At the end of the day, we travel because it’s a fun break from work and it can teach us a thing or two. The growth that we experience from this break comes from the privilege of being able to be idle for weeks at a time, not because we’re uniquely brave or strong for leaving the status quo.

That’s not to say that the personal growth we get from traveling is undeserved or “fake”. Even a short backpacking stint can help lessen someone's social anxiety, anxiety, worries, or whatever shit they deal with back home. Going abroad helps because it puts our minds out of default-mode through a radical introduction of new scenery, culture, and free time.

What I’m saying, however, is that this growth shouldn’t be mistaken for glory. It doesn’t deserve the soaring soundtrack and cliches when there are countless other people who are actually struggling and pushing themselves in ways that are infinitely more admirable.

Travel videographers are not unlike the “Instagram Moms/Models” who pretend to have their life put together with impeccable daily routines/habits. In reality, these women are just attractive and good at marketing.

Their job is to incite inspire other women to be as “cool”, “collected”, or “aesthetic” as them, so that they click through the affiliate links on their captions or sign up for the poster’s “life courses”.

Like the mom-fluencer, the travel influencer, when he brands himself, incites feelings of inadequacy amongst corporate twenty/thirty-somethings, and funnels them toward courses and consulting that teaches them how they can embark on the same course to be just as self-reliant, entrepreneurial, and content as him.

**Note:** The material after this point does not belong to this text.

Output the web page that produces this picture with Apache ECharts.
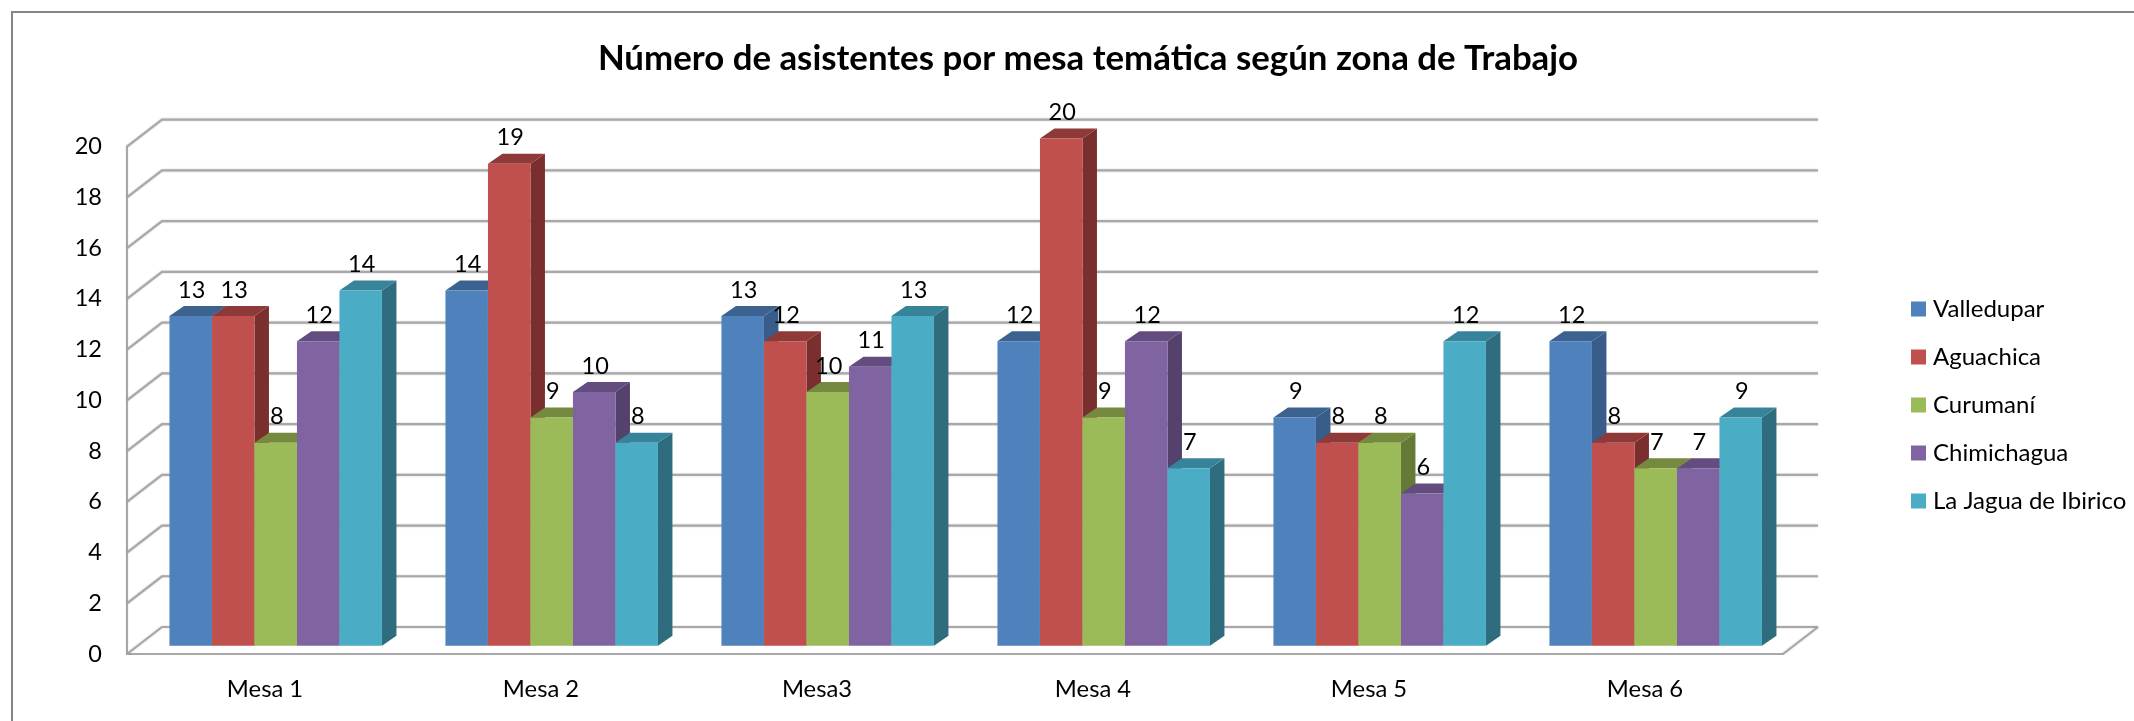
<!DOCTYPE html>
<html>
<head>
<meta charset="utf-8">
<title>Asistentes por mesa</title>
<script src="https://cdn.jsdelivr.net/npm/echarts@6/dist/echarts.min.js"></script>
<style>
  html, body { margin: 0; padding: 0; background: #fff; }
  #chart { width: 2134px; height: 721px; }
</style>
</head>
<body>
<div id="chart"></div>
<script>
"use strict";

var mesas = ["Mesa 1", "Mesa 2", "Mesa3", "Mesa 4", "Mesa 5", "Mesa 6"];
var valledupar = [13, 14, 13, 12, 9, 12];
var aguachica = [13, 19, 12, 20, 8, 8];
var curumani = [8, 9, 10, 9, 8, 7];
var chimichagua = [12, 10, 11, 12, 6, 7];
var laJagua = [14, 8, 13, 7, 12, 9];
var ticks = [0, 2, 4, 6, 8, 10, 12, 14, 16, 18, 20];

var FONT = "Lato";
var GRID_COLOR = "#a8a8a8";
// profundidad del "muro" y de las barras, en px
var WALL_DX = 35, WALL_DY = 27;
var BAR_SHIFT_X = 10.7, BAR_SHIFT_Y = 8.3;
var BAR_DX = 14.5, BAR_DY = 10;

function gridLine(points) {
  return {
    type: "polyline",
    shape: { points: points },
    style: { fill: null, stroke: GRID_COLOR, lineWidth: 2.2, shadowBlur: 2, shadowColor: "rgba(0,0,0,0.2)" }
  };
}

// lineas del fondo y del lateral, una por cada tick
function renderWall(params, api) {
  var c = params.coordSys;
  var p = api.coord([0, api.value(0)]);
  var y = p[1];
  var left = c.x, right = c.x + c.width;
  var children = [gridLine([[left, y], [left + WALL_DX, y - WALL_DY], [right + WALL_DX, y - WALL_DY]])];
  if (api.value(0) === 0) {
    children.push(gridLine([[right, y], [right + WALL_DX, y - WALL_DY]]));
  }
  return { type: "group", children: children };
}

function makeBars(name, values, index, front, top, side) {
  return {
    name: name,
    type: "custom",
    itemStyle: { color: front },
    z: 3,
    data: values.map(function (v, i) { return [i, v]; }),
    renderItem: function (params, api) {
      var w = 42.5;
      var c = api.coord([api.value(0), api.value(1)]);
      var b = api.coord([api.value(0), 0]);
      var x = c[0] + BAR_SHIFT_X - 2.5 * w + index * w;
      var yTop = c[1] - BAR_SHIFT_Y;
      var yBase = b[1] - BAR_SHIFT_Y;
      return {
        type: "group",
        children: [
          {
            type: "polygon",
            shape: { points: [[x + w, yTop], [x + w + BAR_DX, yTop - BAR_DY], [x + w + BAR_DX, yBase - BAR_DY], [x + w, yBase]] },
            style: { fill: side }
          },
          {
            type: "polygon",
            shape: { points: [[x, yTop], [x + BAR_DX, yTop - BAR_DY], [x + w + BAR_DX, yTop - BAR_DY], [x + w, yTop]] },
            style: { fill: top }
          },
          {
            type: "rect",
            shape: { x: x, y: yTop, width: w, height: yBase - yTop },
            style: { fill: front }
          },
          {
            type: "text",
            z2: 100,
            style: {
              text: String(api.value(1)),
              x: x + w / 2 + 1,
              y: yTop - 26,
              align: "center",
              verticalAlign: "middle",
              font: "23.5px " + FONT,
              fill: "#000"
            }
          }
        ]
      };
    }
  };
}

function initGraph() {
  var myChart = echarts.init(document.getElementById("chart"), null, { renderer: "canvas" });
  var options = {
    animation: false,
    backgroundColor: "#fff",
    title: {
      text: "Número de asistentes por mesa temática según zona de Trabajo",
      left: 1083,
      top: 36,
      textAlign: "center",
      textStyle: { fontFamily: FONT, fontWeight: "bold", fontSize: 34.8, color: "#000" }
    },
    legend: {
      orient: "vertical",
      left: 1911,
      top: 297,
      padding: 0,
      icon: "rect",
      itemWidth: 15,
      itemHeight: 15,
      itemGap: 24,
      textStyle: { fontFamily: FONT, fontSize: 24, color: "#000", lineHeight: 20, padding: [0, 0, 0, 2] }
    },
    graphic: [
      {
        type: "polyline",
        silent: true,
        shape: { points: [[12, 721], [12, 12], [2134, 12]] },
        style: { fill: null, stroke: "#868686", lineWidth: 2 }
      }
    ],
    grid: { left: 127, right: 351, top: 146.7, bottom: 67 },
    xAxis: {
      type: "category",
      data: mesas,
      axisLine: { show: true, lineStyle: { color: GRID_COLOR, width: 2.2 } },
      axisTick: { show: false },
      axisLabel: { fontFamily: FONT, fontSize: 23.8, color: "#000", margin: 23 }
    },
    yAxis: {
      type: "value",
      min: 0,
      max: 20,
      interval: 2,
      splitLine: { show: false },
      axisLine: { show: true, lineStyle: { color: GRID_COLOR, width: 2.2 } },
      axisTick: { show: false },
      axisLabel: { fontFamily: FONT, fontSize: 23.5, color: "#000", margin: 25, padding: [4, 0, 0, 0] }
    },
    series: [
      {
        type: "custom",
        silent: true,
        z: 1,
        data: ticks.map(function (t) { return [t]; }),
        encode: { y: 0 },
        renderItem: renderWall,
        tooltip: { show: false }
      },
      makeBars("Valledupar", valledupar, 0, "#4f81bd", "#3c6290", "#385d8a"),
      makeBars("Aguachica", aguachica, 1, "#c0504d", "#8e3a38", "#7a2f2e"),
      makeBars("Curumaní", curumani, 2, "#9bbb59", "#75893f", "#667a38"),
      makeBars("Chimichagua", chimichagua, 3, "#8064a2", "#634d7f", "#54416c"),
      makeBars("La Jagua de Ibirico", laJagua, 4, "#4bacc6", "#37849a", "#2f6c7e")
    ]
  };
  myChart.setOption(options);
  window.onresize = function () {
    myChart.resize();
  };
  return myChart;
}

initGraph();
</script>
</body>
</html>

These influencers never think of themselves like this, though… they tend to justify criticism by telling themselves they are: 1) Unique/Authentic… (they are different from other influencers) and 2) They are inspiring people and literally improving lives. So why stop?

But here’s the thing — 9/5 life, as it currently exists in the States, isn’t inherently evil or bad. The amount of different jobs under ‘9–5’ is staggering, as are the vast differences in how the 200 million working adults in the United States feel about their relationship to work.

So here’s the gist of it- watching a 45-second drone montage over Bali about seizing the moment while you’re sitting in an office unsure about your job can certainly make you believe the entire system in the states is rotten and that the entire travel/nomad thing is awesome. It’s an understandable judgment to make in such a moment of boredom and listlessness, but when you zoom out of ti as a neutral observer it becomes clear that the travel influencer’s core message misses the bigger picture understanding of what work/life is like for everyone across the world.